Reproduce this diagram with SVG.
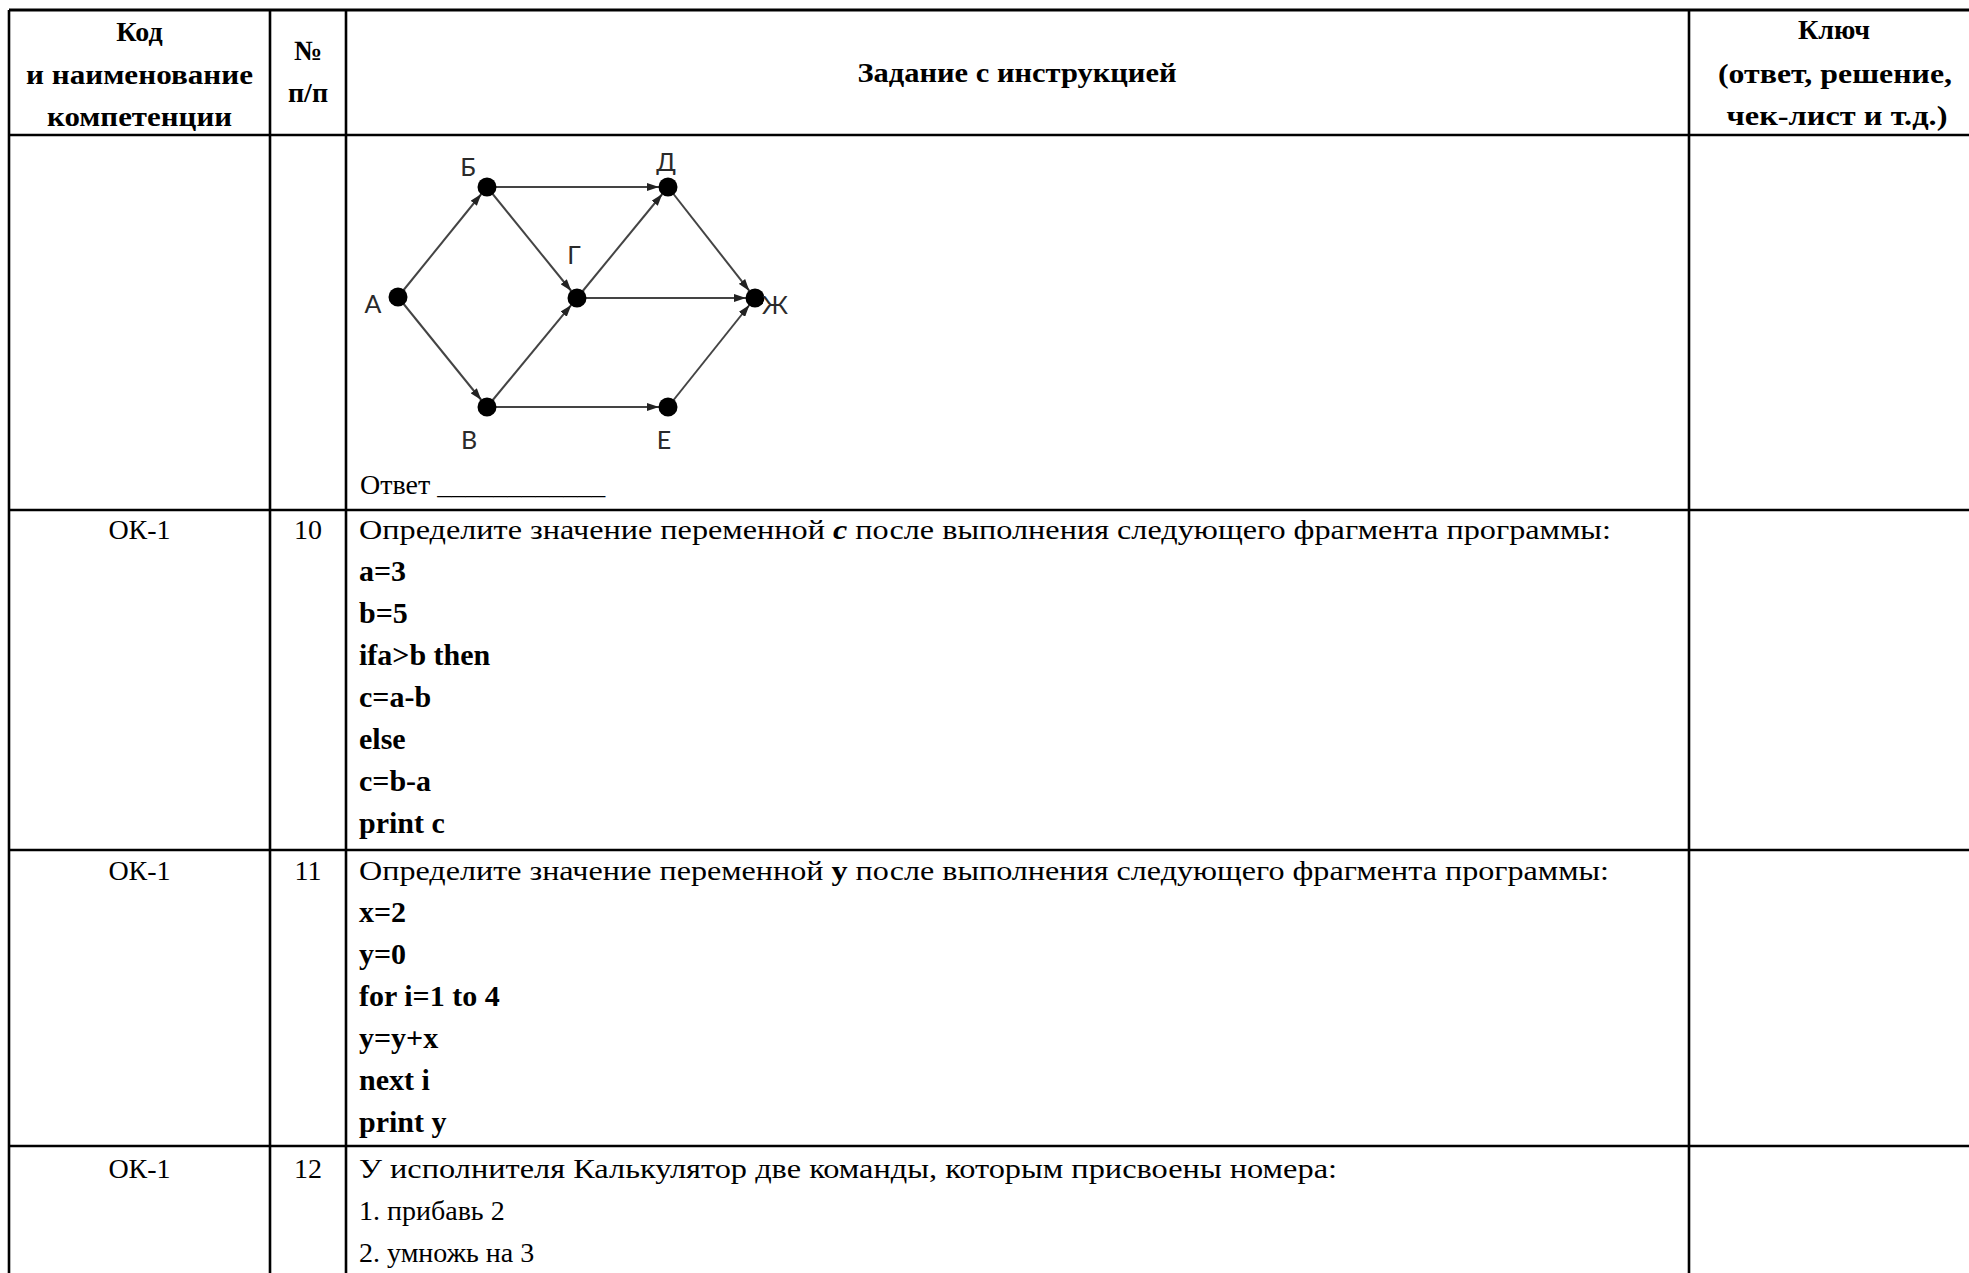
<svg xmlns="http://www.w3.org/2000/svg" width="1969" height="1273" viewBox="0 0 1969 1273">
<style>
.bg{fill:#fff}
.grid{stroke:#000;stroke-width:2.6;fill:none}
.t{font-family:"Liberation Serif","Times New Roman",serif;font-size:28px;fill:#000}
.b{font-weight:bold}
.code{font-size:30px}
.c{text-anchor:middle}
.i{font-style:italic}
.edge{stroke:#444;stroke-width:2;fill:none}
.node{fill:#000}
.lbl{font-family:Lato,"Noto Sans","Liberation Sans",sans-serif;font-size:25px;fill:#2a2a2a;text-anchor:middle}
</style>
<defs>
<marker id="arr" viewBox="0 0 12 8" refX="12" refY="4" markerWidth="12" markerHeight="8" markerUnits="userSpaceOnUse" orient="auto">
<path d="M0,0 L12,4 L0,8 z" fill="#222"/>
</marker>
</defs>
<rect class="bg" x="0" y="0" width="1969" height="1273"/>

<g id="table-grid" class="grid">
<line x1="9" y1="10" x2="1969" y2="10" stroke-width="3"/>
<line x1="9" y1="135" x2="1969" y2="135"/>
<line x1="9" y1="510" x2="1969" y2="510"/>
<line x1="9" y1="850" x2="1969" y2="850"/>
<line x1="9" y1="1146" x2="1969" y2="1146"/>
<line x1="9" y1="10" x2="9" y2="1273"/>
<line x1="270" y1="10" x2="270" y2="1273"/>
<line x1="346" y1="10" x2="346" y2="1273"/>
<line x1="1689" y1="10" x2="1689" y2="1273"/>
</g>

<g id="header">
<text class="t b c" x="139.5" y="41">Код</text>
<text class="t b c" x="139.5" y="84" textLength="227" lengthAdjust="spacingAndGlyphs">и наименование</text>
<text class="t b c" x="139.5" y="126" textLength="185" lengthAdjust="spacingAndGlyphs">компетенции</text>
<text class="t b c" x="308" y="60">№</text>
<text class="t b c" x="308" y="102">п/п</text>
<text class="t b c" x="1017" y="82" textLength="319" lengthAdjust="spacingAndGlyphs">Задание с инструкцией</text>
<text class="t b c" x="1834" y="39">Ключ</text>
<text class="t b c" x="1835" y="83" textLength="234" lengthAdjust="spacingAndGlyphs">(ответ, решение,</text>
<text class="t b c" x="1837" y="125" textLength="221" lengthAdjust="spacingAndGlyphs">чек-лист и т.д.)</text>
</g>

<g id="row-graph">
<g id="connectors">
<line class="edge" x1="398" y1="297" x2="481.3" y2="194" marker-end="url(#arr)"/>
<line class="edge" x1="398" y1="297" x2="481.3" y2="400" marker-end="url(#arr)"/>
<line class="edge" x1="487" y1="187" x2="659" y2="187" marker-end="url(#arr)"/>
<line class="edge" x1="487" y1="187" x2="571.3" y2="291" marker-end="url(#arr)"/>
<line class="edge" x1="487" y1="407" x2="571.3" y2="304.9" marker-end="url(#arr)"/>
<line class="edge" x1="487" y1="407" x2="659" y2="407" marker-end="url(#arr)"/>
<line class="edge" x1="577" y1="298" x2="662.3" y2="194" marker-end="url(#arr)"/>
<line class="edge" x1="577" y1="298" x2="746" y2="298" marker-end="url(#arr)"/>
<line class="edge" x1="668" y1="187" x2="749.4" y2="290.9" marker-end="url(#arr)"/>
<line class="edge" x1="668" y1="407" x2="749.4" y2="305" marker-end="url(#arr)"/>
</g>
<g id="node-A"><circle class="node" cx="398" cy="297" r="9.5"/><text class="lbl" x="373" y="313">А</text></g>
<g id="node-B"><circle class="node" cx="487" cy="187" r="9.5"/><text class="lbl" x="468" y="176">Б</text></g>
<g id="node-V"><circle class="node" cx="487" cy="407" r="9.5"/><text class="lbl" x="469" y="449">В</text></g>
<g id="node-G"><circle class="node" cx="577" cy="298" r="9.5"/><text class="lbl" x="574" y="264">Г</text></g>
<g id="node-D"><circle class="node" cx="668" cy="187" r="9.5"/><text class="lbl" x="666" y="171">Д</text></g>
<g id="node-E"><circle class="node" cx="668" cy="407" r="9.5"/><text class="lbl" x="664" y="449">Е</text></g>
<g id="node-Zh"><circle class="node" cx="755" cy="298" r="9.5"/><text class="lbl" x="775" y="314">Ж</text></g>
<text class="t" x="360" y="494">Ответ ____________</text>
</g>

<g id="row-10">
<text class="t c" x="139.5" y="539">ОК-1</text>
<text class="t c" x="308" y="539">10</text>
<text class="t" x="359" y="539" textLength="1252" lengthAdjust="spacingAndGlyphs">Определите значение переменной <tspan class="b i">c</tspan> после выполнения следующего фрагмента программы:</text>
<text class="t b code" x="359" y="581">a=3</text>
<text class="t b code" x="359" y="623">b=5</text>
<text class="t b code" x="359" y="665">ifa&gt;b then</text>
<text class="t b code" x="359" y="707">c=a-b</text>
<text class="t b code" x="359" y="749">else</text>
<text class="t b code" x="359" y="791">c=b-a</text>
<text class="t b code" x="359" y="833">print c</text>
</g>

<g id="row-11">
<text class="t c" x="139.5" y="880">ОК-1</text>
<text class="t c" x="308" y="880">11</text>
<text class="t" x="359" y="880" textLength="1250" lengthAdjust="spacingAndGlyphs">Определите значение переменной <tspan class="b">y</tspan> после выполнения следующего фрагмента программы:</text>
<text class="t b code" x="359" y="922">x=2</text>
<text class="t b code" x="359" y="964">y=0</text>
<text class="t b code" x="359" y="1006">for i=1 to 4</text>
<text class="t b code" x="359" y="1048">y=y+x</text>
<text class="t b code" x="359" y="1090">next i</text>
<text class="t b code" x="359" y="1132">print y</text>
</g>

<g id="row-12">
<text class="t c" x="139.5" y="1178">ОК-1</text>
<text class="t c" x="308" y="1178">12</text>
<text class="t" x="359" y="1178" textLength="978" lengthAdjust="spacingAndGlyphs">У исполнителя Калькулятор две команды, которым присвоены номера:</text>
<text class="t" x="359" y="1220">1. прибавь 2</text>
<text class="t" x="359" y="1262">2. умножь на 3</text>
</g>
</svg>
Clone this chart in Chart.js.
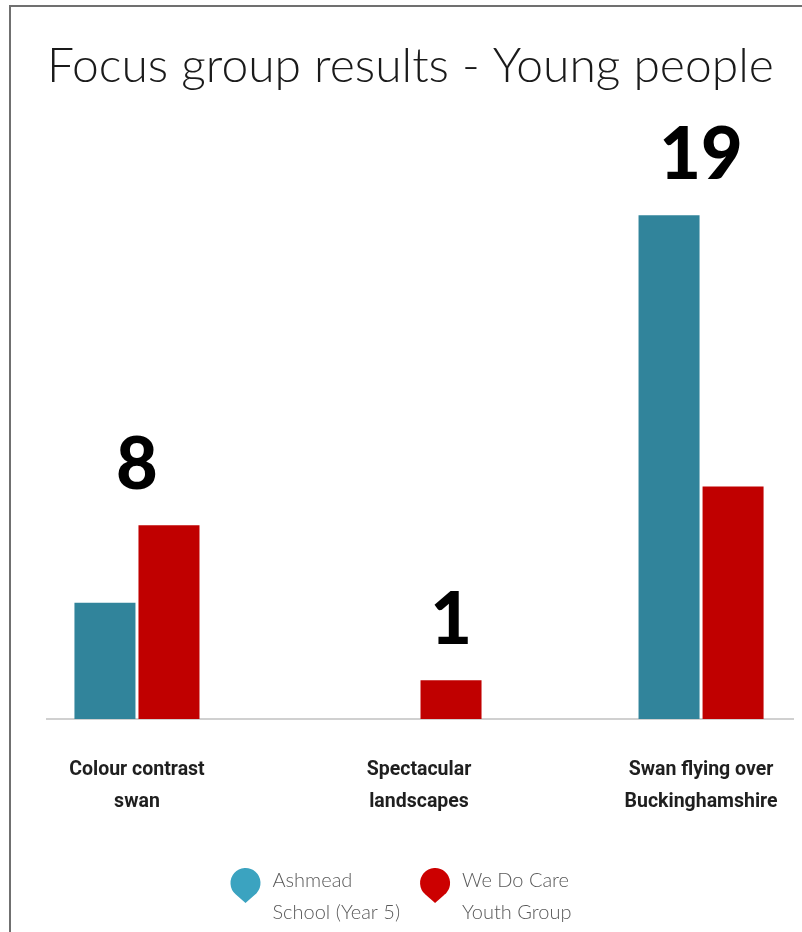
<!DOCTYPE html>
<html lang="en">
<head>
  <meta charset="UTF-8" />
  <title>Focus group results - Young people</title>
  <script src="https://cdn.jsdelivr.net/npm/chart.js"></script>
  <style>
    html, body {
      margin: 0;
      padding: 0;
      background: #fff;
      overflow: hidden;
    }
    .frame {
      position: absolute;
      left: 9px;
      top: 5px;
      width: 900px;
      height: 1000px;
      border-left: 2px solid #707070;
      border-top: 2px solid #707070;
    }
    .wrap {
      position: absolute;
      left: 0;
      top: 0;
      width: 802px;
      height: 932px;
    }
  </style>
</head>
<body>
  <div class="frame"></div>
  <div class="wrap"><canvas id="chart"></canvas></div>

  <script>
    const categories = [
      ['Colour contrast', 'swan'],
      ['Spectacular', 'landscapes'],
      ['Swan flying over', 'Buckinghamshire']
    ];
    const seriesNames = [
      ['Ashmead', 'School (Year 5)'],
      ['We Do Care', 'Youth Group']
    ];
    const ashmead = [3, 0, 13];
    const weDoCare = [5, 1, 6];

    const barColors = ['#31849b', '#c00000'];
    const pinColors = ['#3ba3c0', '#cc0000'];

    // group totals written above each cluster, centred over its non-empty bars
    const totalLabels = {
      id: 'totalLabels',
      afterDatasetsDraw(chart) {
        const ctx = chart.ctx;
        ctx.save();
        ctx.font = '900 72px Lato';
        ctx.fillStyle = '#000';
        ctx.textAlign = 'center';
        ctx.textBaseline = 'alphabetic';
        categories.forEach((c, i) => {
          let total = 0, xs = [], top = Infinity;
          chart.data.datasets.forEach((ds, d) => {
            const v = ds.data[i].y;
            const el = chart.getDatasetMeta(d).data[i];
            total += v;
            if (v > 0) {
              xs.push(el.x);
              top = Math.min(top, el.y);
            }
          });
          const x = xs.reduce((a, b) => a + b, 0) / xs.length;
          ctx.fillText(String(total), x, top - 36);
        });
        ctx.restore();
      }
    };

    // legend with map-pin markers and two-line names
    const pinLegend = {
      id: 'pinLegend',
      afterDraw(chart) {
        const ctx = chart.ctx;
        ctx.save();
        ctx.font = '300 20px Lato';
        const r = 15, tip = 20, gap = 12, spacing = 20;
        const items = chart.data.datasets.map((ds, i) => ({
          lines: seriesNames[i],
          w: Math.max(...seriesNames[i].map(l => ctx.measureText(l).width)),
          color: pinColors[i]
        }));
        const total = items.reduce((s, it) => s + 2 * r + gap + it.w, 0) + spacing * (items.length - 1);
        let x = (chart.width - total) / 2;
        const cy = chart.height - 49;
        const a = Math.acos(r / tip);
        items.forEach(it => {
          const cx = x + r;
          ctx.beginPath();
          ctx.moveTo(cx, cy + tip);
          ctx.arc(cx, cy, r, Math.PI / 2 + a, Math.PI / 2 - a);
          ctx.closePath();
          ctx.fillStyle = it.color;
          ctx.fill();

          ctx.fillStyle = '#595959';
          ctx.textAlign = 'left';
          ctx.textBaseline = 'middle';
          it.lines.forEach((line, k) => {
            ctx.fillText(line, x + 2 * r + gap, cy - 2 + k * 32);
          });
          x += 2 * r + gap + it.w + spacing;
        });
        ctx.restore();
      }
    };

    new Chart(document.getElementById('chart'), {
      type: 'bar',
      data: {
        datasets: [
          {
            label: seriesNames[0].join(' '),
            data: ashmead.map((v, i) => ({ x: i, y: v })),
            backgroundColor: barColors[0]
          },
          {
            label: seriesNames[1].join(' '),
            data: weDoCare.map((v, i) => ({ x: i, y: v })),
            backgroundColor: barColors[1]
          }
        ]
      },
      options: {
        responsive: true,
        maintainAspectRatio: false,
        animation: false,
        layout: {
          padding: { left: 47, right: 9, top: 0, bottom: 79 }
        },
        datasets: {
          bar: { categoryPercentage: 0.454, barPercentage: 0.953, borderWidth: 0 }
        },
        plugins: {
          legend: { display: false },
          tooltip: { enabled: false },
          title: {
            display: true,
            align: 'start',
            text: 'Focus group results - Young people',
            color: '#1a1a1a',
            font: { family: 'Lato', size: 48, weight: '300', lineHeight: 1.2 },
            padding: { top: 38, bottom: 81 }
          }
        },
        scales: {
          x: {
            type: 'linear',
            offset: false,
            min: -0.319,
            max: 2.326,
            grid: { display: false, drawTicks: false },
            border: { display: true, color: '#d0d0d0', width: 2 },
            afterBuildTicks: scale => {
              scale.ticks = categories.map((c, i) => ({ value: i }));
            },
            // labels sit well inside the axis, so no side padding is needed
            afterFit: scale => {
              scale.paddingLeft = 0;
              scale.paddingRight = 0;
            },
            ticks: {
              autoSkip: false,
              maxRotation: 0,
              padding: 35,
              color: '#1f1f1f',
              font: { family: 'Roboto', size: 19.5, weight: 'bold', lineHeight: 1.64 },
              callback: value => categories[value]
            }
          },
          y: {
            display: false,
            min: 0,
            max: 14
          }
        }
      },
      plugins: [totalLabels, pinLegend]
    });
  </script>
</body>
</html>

* * * * * * * * *

▸ **REQUIREMENTS**
Reproduce, starting at the line containing "Clone this chart in Chart.js." and stopping after the line containing "const pinColors = ['#3ba3c0', '#cc0000'];", each of those lines exactly and no others; leave pictures out.

▸ **CORRECT RESPONSE**
Clone this chart in Chart.js.
<!DOCTYPE html>
<html lang="en">
<head>
  <meta charset="UTF-8" />
  <title>Focus group results - Young people</title>
  <script src="https://cdn.jsdelivr.net/npm/chart.js"></script>
  <style>
    html, body {
      margin: 0;
      padding: 0;
      background: #fff;
      overflow: hidden;
    }
    .frame {
      position: absolute;
      left: 9px;
      top: 5px;
      width: 900px;
      height: 1000px;
      border-left: 2px solid #707070;
      border-top: 2px solid #707070;
    }
    .wrap {
      position: absolute;
      left: 0;
      top: 0;
      width: 802px;
      height: 932px;
    }
  </style>
</head>
<body>
  <div class="frame"></div>
  <div class="wrap"><canvas id="chart"></canvas></div>

  <script>
    const categories = [
      ['Colour contrast', 'swan'],
      ['Spectacular', 'landscapes'],
      ['Swan flying over', 'Buckinghamshire']
    ];
    const seriesNames = [
      ['Ashmead', 'School (Year 5)'],
      ['We Do Care', 'Youth Group']
    ];
    const ashmead = [3, 0, 13];
    const weDoCare = [5, 1, 6];

    const barColors = ['#31849b', '#c00000'];
    const pinColors = ['#3ba3c0', '#cc0000'];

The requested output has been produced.